Problem
Extract every line of the material below and reproduce it faithfully.

Data shown
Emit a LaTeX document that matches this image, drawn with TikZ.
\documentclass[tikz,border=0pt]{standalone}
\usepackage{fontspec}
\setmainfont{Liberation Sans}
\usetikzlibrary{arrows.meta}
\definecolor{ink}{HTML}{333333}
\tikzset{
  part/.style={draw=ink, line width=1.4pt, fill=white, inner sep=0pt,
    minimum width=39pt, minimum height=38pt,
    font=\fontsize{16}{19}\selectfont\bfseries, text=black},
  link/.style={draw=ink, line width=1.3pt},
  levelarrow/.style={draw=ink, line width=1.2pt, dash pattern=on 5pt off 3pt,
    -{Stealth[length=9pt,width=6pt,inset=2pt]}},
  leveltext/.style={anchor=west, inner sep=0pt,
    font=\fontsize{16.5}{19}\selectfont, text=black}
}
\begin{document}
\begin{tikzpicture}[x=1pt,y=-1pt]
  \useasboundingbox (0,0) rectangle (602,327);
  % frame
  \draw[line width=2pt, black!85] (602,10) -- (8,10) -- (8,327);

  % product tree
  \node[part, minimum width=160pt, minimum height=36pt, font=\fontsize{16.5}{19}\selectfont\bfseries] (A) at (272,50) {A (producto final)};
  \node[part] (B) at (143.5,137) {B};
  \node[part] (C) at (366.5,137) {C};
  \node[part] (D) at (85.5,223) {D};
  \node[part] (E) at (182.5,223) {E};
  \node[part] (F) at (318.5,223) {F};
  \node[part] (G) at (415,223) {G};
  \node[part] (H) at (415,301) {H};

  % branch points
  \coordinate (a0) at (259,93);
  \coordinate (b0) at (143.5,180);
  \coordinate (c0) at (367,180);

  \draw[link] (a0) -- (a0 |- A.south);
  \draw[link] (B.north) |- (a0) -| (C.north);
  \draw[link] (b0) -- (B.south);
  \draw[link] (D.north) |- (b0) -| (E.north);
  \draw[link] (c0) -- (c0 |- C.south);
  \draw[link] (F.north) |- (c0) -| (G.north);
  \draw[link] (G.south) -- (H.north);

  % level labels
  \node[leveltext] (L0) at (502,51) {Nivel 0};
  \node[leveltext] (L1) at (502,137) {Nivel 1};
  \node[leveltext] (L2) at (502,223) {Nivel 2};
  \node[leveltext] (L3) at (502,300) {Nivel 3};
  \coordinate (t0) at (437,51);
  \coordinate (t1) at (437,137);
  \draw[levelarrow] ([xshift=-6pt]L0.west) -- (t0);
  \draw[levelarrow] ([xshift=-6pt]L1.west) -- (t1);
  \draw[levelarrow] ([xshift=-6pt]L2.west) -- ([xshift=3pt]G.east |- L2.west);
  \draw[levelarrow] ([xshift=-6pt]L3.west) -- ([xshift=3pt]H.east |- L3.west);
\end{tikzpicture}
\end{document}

Right answer
Emit a LaTeX document that matches this image, drawn with TikZ.
\documentclass[tikz,border=0pt]{standalone}
\usepackage{fontspec}
\setmainfont{Liberation Sans}
\usetikzlibrary{arrows.meta}
\definecolor{ink}{HTML}{333333}
\tikzset{
  part/.style={draw=ink, line width=1.4pt, fill=white, inner sep=0pt,
    minimum width=39pt, minimum height=38pt,
    font=\fontsize{16}{19}\selectfont\bfseries, text=black},
  link/.style={draw=ink, line width=1.3pt},
  levelarrow/.style={draw=ink, line width=1.2pt, dash pattern=on 5pt off 3pt,
    -{Stealth[length=9pt,width=6pt,inset=2pt]}},
  leveltext/.style={anchor=west, inner sep=0pt,
    font=\fontsize{16.5}{19}\selectfont, text=black}
}
\begin{document}
\begin{tikzpicture}[x=1pt,y=-1pt]
  \useasboundingbox (0,0) rectangle (602,327);
  % frame
  \draw[line width=2pt, black!85] (602,10) -- (8,10) -- (8,327);

  % product tree
  \node[part, minimum width=160pt, minimum height=36pt, font=\fontsize{16.5}{19}\selectfont\bfseries] (A) at (272,50) {A (producto final)};
  \node[part] (B) at (143.5,137) {B};
  \node[part] (C) at (366.5,137) {C};
  \node[part] (D) at (85.5,223) {D};
  \node[part] (E) at (182.5,223) {E};
  \node[part] (F) at (318.5,223) {F};
  \node[part] (G) at (415,223) {G};
  \node[part] (H) at (415,301) {H};

  % branch points
  \coordinate (a0) at (259,93);
  \coordinate (b0) at (143.5,180);
  \coordinate (c0) at (367,180);

  \draw[link] (a0) -- (a0 |- A.south);
  \draw[link] (B.north) |- (a0) -| (C.north);
  \draw[link] (b0) -- (B.south);
  \draw[link] (D.north) |- (b0) -| (E.north);
  \draw[link] (c0) -- (c0 |- C.south);
  \draw[link] (F.north) |- (c0) -| (G.north);
  \draw[link] (G.south) -- (H.north);

  % level labels
  \node[leveltext] (L0) at (502,51) {Nivel 0};
  \node[leveltext] (L1) at (502,137) {Nivel 1};
  \node[leveltext] (L2) at (502,223) {Nivel 2};
  \node[leveltext] (L3) at (502,300) {Nivel 3};
  \coordinate (t0) at (437,51);
  \coordinate (t1) at (437,137);
  \draw[levelarrow] ([xshift=-6pt]L0.west) -- (t0);
  \draw[levelarrow] ([xshift=-6pt]L1.west) -- (t1);
  \draw[levelarrow] ([xshift=-6pt]L2.west) -- ([xshift=3pt]G.east |- L2.west);
  \draw[levelarrow] ([xshift=-6pt]L3.west) -- ([xshift=3pt]H.east |- L3.west);
\end{tikzpicture}
\end{document}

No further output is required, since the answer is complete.